Diese Mariendarstellung entspricht dem byzantinischen Ikonentypus der Gottesmutter-Königin, die gleichzeitig als der „Sitz der Weisheit“ zu interpretieren ist, weil sie selbst zum Thron der göttlichen Weisheit wird, die sich in Jesus mit der Schriftrolle verkörpert.

Was bei dieser Marienikone zudem sehr interessant ist, ist ihre Benennung „Madonna del Bordone“ - die Gottesmutter vom „Bordone“. Unter den möglichen Deutungen dieser Bezeichnung bietet sich auch folgende an: Der italienische Begriff „bordone“ bezieht sich auf etwas Stützendes bzw.
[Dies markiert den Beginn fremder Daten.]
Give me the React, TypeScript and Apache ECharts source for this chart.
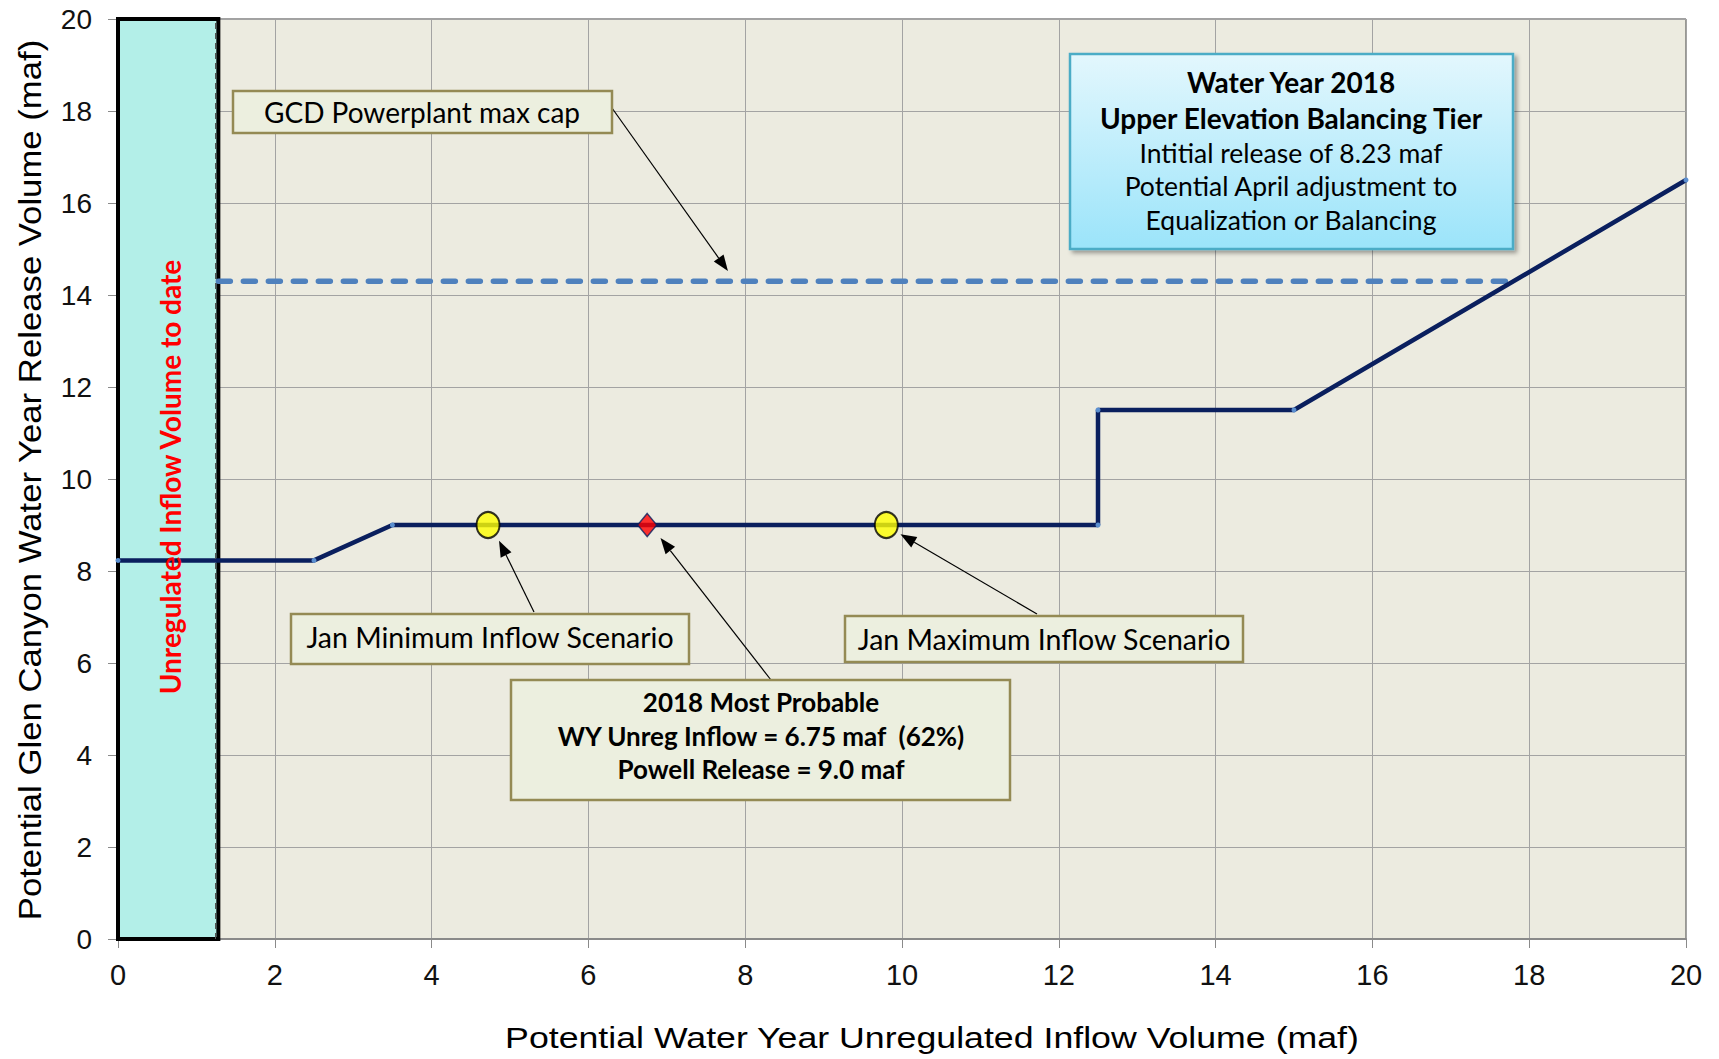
import React, { useEffect, useRef } from "react";
import * as echarts from "echarts";

// ---- data ----
const releaseX = [0, 2.5, 3.5, 12.5, 12.5, 15, 20];
const releaseY = [8.23, 8.23, 9.0, 9.0, 11.5, 11.5, 16.5];
const maxCapX = [1.28, 17.8];
const maxCapY = 14.3;
const inflowToDate = 1.28;
const scenarioX = [4.72, 9.8];
const scenarioY = [9.0, 9.0];
const mostProbableX = [6.75];
const mostProbableY = [9.0];
const axisMin = 0;
const axisMax = 20;
const axisStep = 2;

const blueBoxLines = [
  "Water Year 2018",
  "Upper Elevation Balancing Tier",
  "Intitial release of 8.23 maf",
  "Potential April adjustment to",
  "Equalization or Balancing",
];
const mostProbableLines = [
  "2018 Most Probable",
  "WY Unreg Inflow = 6.75 maf  (62%)",
  "Powell Release = 9.0 maf",
];

// ---- layout ----
const GRID = { left: 118, top: 19, right: 33, bottom: 120 };
const W = 1719;
const H = 1059;
const PW = W - GRID.left - GRID.right;
const PH = H - GRID.top - GRID.bottom;
const toPx = (x: number, y: number): [number, number] => [
  GRID.left + ((x - axisMin) / (axisMax - axisMin)) * PW,
  GRID.top + (1 - (y - axisMin) / (axisMax - axisMin)) * PH,
];

const FONT_ANN = "Lato, 'Open Sans', sans-serif";
const FONT_AX = "'Liberation Sans', Arial, sans-serif";

function arrow(from: [number, number], to: [number, number]) {
  const dx = to[0] - from[0];
  const dy = to[1] - from[1];
  const len = Math.sqrt(dx * dx + dy * dy);
  const ux = dx / len;
  const uy = dy / len;
  const hl = 16;
  const hw = 6;
  const bx = to[0] - ux * hl;
  const by = to[1] - uy * hl;
  return [
    {
      type: "line",
      shape: { x1: from[0], y1: from[1], x2: bx, y2: by },
      style: { stroke: "#000", lineWidth: 1.2 },
      z: 50,
    },
    {
      type: "polygon",
      shape: {
        points: [
          [to[0], to[1]],
          [bx - uy * hw, by + ux * hw],
          [bx + uy * hw, by - ux * hw],
        ],
      },
      style: { fill: "#000" },
      z: 50,
    },
  ];
}

function box(x: number, y: number, w: number, h: number) {
  return {
    type: "rect",
    shape: { x, y, width: w, height: h },
    style: { fill: "#ecefdf", stroke: "#948a54", lineWidth: 2.5 },
    z: 60,
  };
}

function text(
  x: number,
  y: number,
  t: string,
  font: string,
  fill = "#000",
  rotation = 0,
  scaleX = 1
) {
  return {
    type: "text",
    x,
    y,
    rotation,
    scaleX,
    style: { text: t, font, fill, align: "center", verticalAlign: "middle" },
    z: 70,
  };
}

export default function App() {
  const ref = useRef<HTMLDivElement>(null);
  useEffect(() => {
    if (!ref.current) return;
    const chart = echarts.init(ref.current, null, { renderer: "svg" });

    const graphics: any[] = [];
    // GCD powerplant box
    graphics.push(box(233, 91, 379, 42));
    graphics.push(text(422, 112, "GCD Powerplant max cap", `28px ${FONT_ANN}`));
    graphics.push(...arrow([612, 108], toPx(7.78, 14.52)));
    // Jan min
    graphics.push(box(291, 614, 398, 50));
    graphics.push(text(490, 637, "Jan Minimum Inflow Scenario", `28.5px ${FONT_ANN}`));
    graphics.push(...arrow([534, 612], toPx(4.86, 8.66)));
    // Jan max
    graphics.push(box(845, 616, 398, 46));
    graphics.push(text(1044, 639, "Jan Maximum Inflow Scenario", `28.5px ${FONT_ANN}`));
    graphics.push(...arrow([1037, 614], toPx(9.98, 8.8)));
    // Most probable
    graphics.push(box(511, 680, 499, 120));
    const mpY = [702, 736, 769];
    mostProbableLines.forEach((l, i) =>
      graphics.push(text(761, mpY[i], l, `bold 26px ${FONT_ANN}`))
    );
    graphics.push(...arrow([771, 680], toPx(6.92, 8.72)));
    // Blue box
    graphics.push({
      type: "rect",
      shape: { x: 1070, y: 54, width: 443, height: 195 },
      style: {
        fill: new echarts.graphic.LinearGradient(0, 0, 0, 1, [
          { offset: 0, color: "#e3f7fd" },
          { offset: 1, color: "#9be4fa" },
        ]),
        stroke: "#4bacc6",
        lineWidth: 2.5,
        shadowBlur: 4,
        shadowOffsetX: 3,
        shadowOffsetY: 3,
        shadowColor: "rgba(0,0,0,0.35)",
      },
      z: 60,
    });
    const bY = [82, 118, 153, 186, 220];
    blueBoxLines.forEach((l, i) =>
      graphics.push(
        text(1291, bY[i], l, `${i < 2 ? "bold 28px" : "26.5px"} ${FONT_ANN}`)
      )
    );
    // red vertical label
    graphics.push(
      text(170, 477, "Unregulated Inflow Volume to date", `bold 28px ${FONT_ANN}`, "#ff0000", Math.PI / 2)
    );
    // axis titles
    graphics.push(
      text(30, 480, "Potential Glen Canyon Water Year Release Volume (maf)", `31px ${FONT_AX}`, "#000", Math.PI / 2, 1.12)
    );
    graphics.push(
      text(932, 1038, "Potential Water Year Unregulated Inflow Volume (maf)", `30px ${FONT_AX}`, "#000", 0, 1.19)
    );

    chart.setOption({
      animation: false,
      backgroundColor: "#ffffff",
      grid: {
        left: GRID.left,
        top: GRID.top,
        right: GRID.right,
        bottom: GRID.bottom,
        show: true,
        backgroundColor: "#ecebe0",
        borderColor: "#444",
        borderWidth: 1,
      },
      xAxis: {
        type: "value",
        min: axisMin,
        max: axisMax,
        interval: axisStep,
        axisLine: { lineStyle: { color: "#8a8a8a", width: 2 } },
        axisTick: { show: true, length: 9, lineStyle: { color: "#8a8a8a" } },
        axisLabel: { fontSize: 29, fontFamily: FONT_AX, color: "#111", margin: 21 },
        splitLine: { show: true, lineStyle: { color: "#a3a3a3", width: 1 } },
      },
      yAxis: {
        type: "value",
        min: axisMin,
        max: axisMax,
        interval: axisStep,
        axisLine: { show: true, lineStyle: { color: "#8a8a8a", width: 1 } },
        axisTick: { show: true, length: 10, lineStyle: { color: "#8a8a8a" } },
        axisLabel: { fontSize: 28, fontFamily: FONT_AX, color: "#111", margin: 26 },
        splitLine: { show: true, lineStyle: { color: "#a3a3a3", width: 1 } },
      },
      series: [
        {
          type: "line",
          data: [],
          z: 1,
          markArea: {
            silent: true,
            itemStyle: { color: "#b3efe8", borderColor: "#000", borderWidth: 4 },
            data: [[{ xAxis: axisMin, yAxis: axisMin }, { xAxis: inflowToDate, yAxis: axisMax }]],
          },
          markLine: {
            silent: true,
            symbol: "none",
            label: { show: false },
            lineStyle: { color: "#555", type: [6, 4], width: 1 },
            data: [[{ coord: [inflowToDate - 0.04, axisMin] }, { coord: [inflowToDate - 0.04, axisMax] }]],
          },
        },
        {
          name: "Max cap",
          type: "line",
          z: 3,
          data: maxCapX.map((x) => [x, maxCapY]),
          showSymbol: false,
          lineStyle: { color: "#4f81bd", width: 5.5, type: [12, 13], cap: "round" },
        },
        {
          name: "Release",
          type: "line",
          z: 4,
          data: releaseX.map((x, i) => [x, releaseY[i]]),
          showSymbol: true,
          symbol: "circle",
          symbolSize: 5,
          itemStyle: { color: "#5b8fd0" },
          lineStyle: { color: "#0a1f5e", width: 4.5 },
        },
        {
          name: "Scenarios",
          type: "scatter",
          z: 5,
          data: scenarioX.map((x, i) => [x, scenarioY[i]]),
          symbol: "circle",
          symbolSize: [23, 26],
          itemStyle: { color: "#ffff00", borderColor: "#000", borderWidth: 2 },
        },
        {
          name: "Most probable",
          type: "scatter",
          z: 5,
          data: mostProbableX.map((x, i) => [x, mostProbableY[i]]),
          symbol: "diamond",
          symbolSize: [19, 23],
          itemStyle: { color: "#ff0000", borderColor: "#0a1f5e", borderWidth: 1.5 },
        },
      ],
      graphic: graphics,
    });
    return () => chart.dispose();
  }, []);
  return (
    <div
      ref={ref}
      style={{ position: "fixed", left: 0, top: 0, width: "1719px", height: "1059px" }}
    />
  );
}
Tragendes. Konkret übersetzt heißt es Wanderstab. Einer alten Tradition zufolgen sollen im späten Mittelalter sienesische Pilger nach Rom oder ins Heilige Land bei ihrer Rückkehr zum Dank ihren Wanderstab vor diesem Bildnis niedergelegt haben. Eine weitere Deutung ergibt sich aus der Welt der Musik, wo „bordone“ die Bezeichnung für den bleibenden Basston der tiefsten Orgelpfeifen ist. Aus diesen beiden möglichen Deutungen ergibt sich folgender Sinn: Wie ein Pilger im Wanderstab eine Stütze beim Gehen findet und ein Verteidigungswerkzeug gegen die wilden Tiere und die Räuber hat, so sieht der fromme Christ in Maria eine Stütze auf dem Glaubensweg und eine Beschützerin vor allem Bösen.  Und wie der Basston der Orgel die ganze Melodie trägt, so trägt die Gottesmutter in ihrem Kind auch die Ereignisse der ganzen Menschheit mit. Diese Deutungsaspekte hatten ihre Aktualität für die Christen von Siena in der Mitte des 13. Jahrhunderts und haben sie immer noch auch für uns Christen des 21. Jahrhunderts.
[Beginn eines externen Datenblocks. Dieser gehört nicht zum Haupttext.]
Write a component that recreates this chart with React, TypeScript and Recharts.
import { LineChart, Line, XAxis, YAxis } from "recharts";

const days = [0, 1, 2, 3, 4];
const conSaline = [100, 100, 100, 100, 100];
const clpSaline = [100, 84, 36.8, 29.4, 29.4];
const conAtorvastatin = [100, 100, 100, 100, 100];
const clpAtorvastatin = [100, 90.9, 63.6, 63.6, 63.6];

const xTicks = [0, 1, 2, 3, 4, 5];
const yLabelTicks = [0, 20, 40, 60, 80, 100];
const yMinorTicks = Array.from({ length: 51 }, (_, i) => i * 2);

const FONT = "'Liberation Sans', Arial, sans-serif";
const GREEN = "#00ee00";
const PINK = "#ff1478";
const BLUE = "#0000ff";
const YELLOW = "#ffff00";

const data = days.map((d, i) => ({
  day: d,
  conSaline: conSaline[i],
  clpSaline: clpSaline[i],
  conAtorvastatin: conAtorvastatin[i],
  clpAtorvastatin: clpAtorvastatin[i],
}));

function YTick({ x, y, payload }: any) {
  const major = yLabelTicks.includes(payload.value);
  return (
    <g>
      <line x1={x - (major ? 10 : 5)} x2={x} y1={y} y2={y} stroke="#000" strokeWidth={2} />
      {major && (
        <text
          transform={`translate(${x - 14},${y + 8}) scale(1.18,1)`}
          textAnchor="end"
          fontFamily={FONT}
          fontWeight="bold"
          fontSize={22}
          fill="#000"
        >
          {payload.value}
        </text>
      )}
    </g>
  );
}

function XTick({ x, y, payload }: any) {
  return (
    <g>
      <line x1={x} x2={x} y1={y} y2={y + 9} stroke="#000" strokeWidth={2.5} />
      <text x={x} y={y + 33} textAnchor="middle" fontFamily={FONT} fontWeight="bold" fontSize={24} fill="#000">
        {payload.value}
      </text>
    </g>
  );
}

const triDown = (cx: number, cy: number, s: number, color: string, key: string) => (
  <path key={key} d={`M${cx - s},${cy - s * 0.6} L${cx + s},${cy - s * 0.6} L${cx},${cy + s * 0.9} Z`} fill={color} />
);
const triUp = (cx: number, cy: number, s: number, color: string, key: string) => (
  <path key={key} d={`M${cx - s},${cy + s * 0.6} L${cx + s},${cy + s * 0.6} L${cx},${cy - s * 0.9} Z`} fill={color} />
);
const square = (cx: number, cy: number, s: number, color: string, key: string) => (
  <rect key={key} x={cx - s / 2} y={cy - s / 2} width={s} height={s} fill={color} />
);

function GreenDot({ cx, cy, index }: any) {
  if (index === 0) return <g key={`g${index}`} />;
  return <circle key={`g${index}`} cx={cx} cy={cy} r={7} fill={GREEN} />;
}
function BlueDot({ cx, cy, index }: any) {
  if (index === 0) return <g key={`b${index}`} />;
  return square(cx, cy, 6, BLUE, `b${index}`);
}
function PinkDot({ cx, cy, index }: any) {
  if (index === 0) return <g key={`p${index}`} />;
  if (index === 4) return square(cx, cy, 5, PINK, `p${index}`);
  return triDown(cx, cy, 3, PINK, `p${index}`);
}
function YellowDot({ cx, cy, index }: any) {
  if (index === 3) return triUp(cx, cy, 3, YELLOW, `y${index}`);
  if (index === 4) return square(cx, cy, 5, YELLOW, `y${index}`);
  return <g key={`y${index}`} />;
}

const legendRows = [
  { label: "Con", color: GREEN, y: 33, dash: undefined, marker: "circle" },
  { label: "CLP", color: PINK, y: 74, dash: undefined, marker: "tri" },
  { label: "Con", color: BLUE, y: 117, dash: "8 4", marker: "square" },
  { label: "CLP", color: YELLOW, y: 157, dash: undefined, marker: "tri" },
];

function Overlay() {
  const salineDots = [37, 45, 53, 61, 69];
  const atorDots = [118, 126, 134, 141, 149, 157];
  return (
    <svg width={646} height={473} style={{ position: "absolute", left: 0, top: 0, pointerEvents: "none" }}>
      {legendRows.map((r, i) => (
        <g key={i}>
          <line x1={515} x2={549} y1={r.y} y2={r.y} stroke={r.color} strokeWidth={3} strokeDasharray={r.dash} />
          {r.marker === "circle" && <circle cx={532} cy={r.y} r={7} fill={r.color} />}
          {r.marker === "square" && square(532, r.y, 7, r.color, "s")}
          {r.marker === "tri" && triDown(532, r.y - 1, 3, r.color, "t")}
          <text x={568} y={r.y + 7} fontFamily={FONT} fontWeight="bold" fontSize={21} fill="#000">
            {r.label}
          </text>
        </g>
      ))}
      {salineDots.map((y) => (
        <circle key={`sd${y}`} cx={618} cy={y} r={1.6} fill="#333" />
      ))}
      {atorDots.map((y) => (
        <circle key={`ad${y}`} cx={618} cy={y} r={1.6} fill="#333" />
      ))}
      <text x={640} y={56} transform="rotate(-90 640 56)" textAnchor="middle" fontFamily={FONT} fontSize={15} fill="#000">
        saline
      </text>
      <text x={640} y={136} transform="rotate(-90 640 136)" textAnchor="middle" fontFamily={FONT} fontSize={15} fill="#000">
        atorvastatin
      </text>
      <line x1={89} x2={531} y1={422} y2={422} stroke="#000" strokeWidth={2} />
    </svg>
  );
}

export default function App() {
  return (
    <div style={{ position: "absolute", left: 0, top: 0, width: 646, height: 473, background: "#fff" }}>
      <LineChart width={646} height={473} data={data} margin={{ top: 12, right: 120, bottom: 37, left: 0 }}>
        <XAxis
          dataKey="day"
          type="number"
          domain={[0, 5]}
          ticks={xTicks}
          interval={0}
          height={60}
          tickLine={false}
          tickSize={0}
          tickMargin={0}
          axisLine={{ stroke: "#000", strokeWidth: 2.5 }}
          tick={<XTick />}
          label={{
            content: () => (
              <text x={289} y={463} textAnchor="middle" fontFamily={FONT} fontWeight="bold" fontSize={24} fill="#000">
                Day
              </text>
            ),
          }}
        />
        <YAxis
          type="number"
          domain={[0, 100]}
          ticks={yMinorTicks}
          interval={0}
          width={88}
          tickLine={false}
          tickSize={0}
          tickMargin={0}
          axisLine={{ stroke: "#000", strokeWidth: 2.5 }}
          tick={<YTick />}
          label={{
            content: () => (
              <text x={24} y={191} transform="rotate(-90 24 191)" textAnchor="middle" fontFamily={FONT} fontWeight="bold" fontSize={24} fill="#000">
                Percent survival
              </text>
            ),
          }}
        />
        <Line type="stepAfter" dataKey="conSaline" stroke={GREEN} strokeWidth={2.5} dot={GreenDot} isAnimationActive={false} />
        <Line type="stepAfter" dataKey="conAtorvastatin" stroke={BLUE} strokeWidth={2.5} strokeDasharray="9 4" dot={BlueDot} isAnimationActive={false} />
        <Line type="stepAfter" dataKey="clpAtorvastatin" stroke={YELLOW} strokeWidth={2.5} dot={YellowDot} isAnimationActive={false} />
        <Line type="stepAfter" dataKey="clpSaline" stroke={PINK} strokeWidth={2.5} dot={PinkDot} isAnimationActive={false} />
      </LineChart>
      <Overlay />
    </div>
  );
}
Unter den vorhandenen Marienikonen, vor denen die Serviten die Gottesmutter verehren, ist „Madonna del Bordone“ die älteste. Deshalb dient sie unserem Orden auch als ein wichtiger Hinweis auf die ursprünglichen spirituellen Schwerpunkte, die für die Serviten der ersten Generation in der Marienverehrung vordergründig waren.